Submitted by cleveland on Fri, 01/13/2017

An exhibit on the history of the Equal Rights Amendment will be on display at the Russell Special Collections Libraries Jan. 19-May 12. 

The exhibit documents the rights of women under the law from the 17th century to present with a focus on the state of Georgia. Highlights include original suffrage pennants and letters from Susan B. Anthony; the origins of the National Women's Party; ephemera from the ERA campaign at the local, state, and national level; and materials from the anti-ERA movement and Phyllis Schlafly.

On Aug.18, 1920, the women’s movement achieved a great victory with the passage of the 19th Amendment, which granted women the right to vote. This fight for American women’s suffrage began 70 years earlier at the convention at Seneca Falls in 1848. As the women’s movement progressed, three goals emerged: women need access to education and other public institutions; women want the freedom to choose and advance in their vocations; and equality before the law which included the right to vote. The third goal for suffrage became the primary objective of the first-wave of the women’s movement. After the achievement of women’s suffrage, Alice Paul and the members of the National Woman’s Party embarked on a new campaign for the women’s movement. On the 75th anniversary of the Seneca Falls Convention, Alice Paul introduced the Equal Rights Amendment, which simply stated, “Men and women shall have equal rights throughout the United States and every place subject to its jurisdiction."

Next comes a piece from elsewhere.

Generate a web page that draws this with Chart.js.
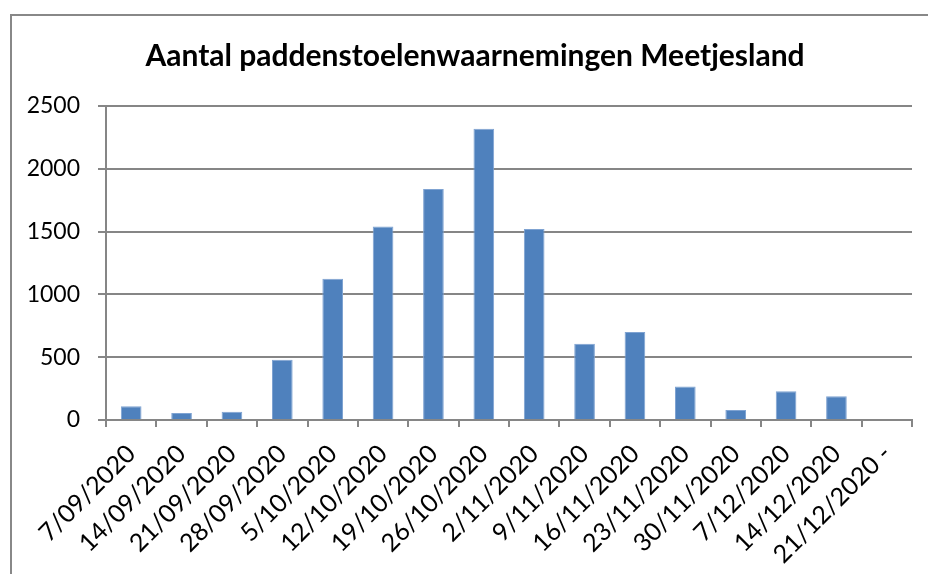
<!DOCTYPE html>
<html>
<head>
<meta charset="utf-8">
<script src="https://cdn.jsdelivr.net/npm/chart.js@4.4.1/dist/chart.umd.min.js"></script>
<style>
  html, body { margin: 0; padding: 0; background: #fff; }
  #wrap { position: relative; width: 928px; height: 574px; }
  #frame { position: absolute; left: 10px; top: 14px; width: 940px; height: 600px;
           border-left: 2px solid #888; border-top: 2px solid #888; box-sizing: border-box; }
  canvas { position: absolute; left: 0; top: 0; }
</style>
</head>
<body>
<div id="wrap">
  <div id="frame"></div>
  <canvas id="myChart" width="928" height="574"></canvas>
</div>
<script>
// weekly counts
const weeks = ["7/09/2020", "14/09/2020", "21/09/2020", "28/09/2020", "5/10/2020",
  "12/10/2020", "19/10/2020", "26/10/2020", "2/11/2020", "9/11/2020", "16/11/2020",
  "23/11/2020", "30/11/2020", "7/12/2020", "14/12/2020", "21/12/2020 -"];
const counts = [109, 56, 66, 480, 1124, 1540, 1839, 2319, 1520, 608, 700, 266, 80, 229, 189, null];
const yTicks = [0, 500, 1000, 1500, 2000, 2500];

const titleText = "Aantal paddenstoelenwaarnemingen Meetjesland";
const fontName = "Lato, 'Open Sans', sans-serif";

// title sits a bit right of the canvas centre in the original
const shiftTitle = {
  id: "shiftTitle",
  afterLayout(chart) {
    if (chart.titleBlock) chart.titleBlock.left += 38;
  }
};

new Chart(document.getElementById("myChart"), {
  type: "bar",
  data: {
    labels: weeks,
    datasets: [{
      data: counts,
      backgroundColor: "#4F81BD",
      borderColor: "#7FA3D2",
      borderWidth: 1,
      categoryPercentage: 1,
      barPercentage: 0.41
    }]
  },
  options: {
    responsive: false,
    animation: false,
    layout: { padding: { left: 0, right: 16, top: 0, bottom: 0 } },
    plugins: {
      legend: { display: false },
      tooltip: { enabled: false },
      title: {
        display: true,
        text: titleText,
        color: "#000",
        font: { family: fontName, size: 30, weight: "bold" },
        padding: { top: 38, bottom: 32 }
      }
    },
    scales: {
      x: {
        grid: { offset: true, drawOnChartArea: false, drawTicks: true, tickLength: 7, color: "#868686", lineWidth: 2 },
        border: { color: "#868686", width: 2 },
        ticks: {
          color: "#000",
          font: { family: fontName, size: 25 },
          maxRotation: 45, minRotation: 45,
          autoSkip: false,
          padding: 12
        },
        afterFit: function (s) { s.height = 154; }
      },
      y: {
        min: 0, max: 2500,
        afterBuildTicks: function (s) { s.ticks = yTicks.map(v => ({ value: v })); },
        grid: { color: "#868686", lineWidth: 2, tickLength: 8 },
        border: { color: "#868686", width: 2 },
        ticks: {
          color: "#000",
          font: { family: fontName, size: 23 },
          padding: 18,
          callback: function (v) { return String(v); }
        },
        afterFit: function (s) { s.width = 106; }
      }
    }
  },
  plugins: [shiftTitle]
});
</script>
</body>
</html>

For the next 60 years, various women’s organizations would fight for women’s complete equality before the law.

Support for the first wave of the women’s movement declined after women achieved the right to vote in 1920. Many women’s organizations went on to campaign for other causes, but these groups did not have one unified cause like suffrage. Momentum for the women’s movement continued to decline. The Great Depression and back-to-back world wars distracted women from feminist causes. However, the social and political changes of the 1960s jump-started the second wave of the women’s movement. Inspired by the Civil Rights movement, women began to question their economic and legal status. Instead of one single goal, the women’s movement focused on various aspects that affected women’s lives such as educational opportunities, gender pay gap, workplace discrimination, women’s health, and many other social issues.

This is an annual exhibit on women's history with materials drawn from the Lucy Hargrett Draper Center and Archives for the Study of the Rights of Women in History and Law, circa 1550-2050.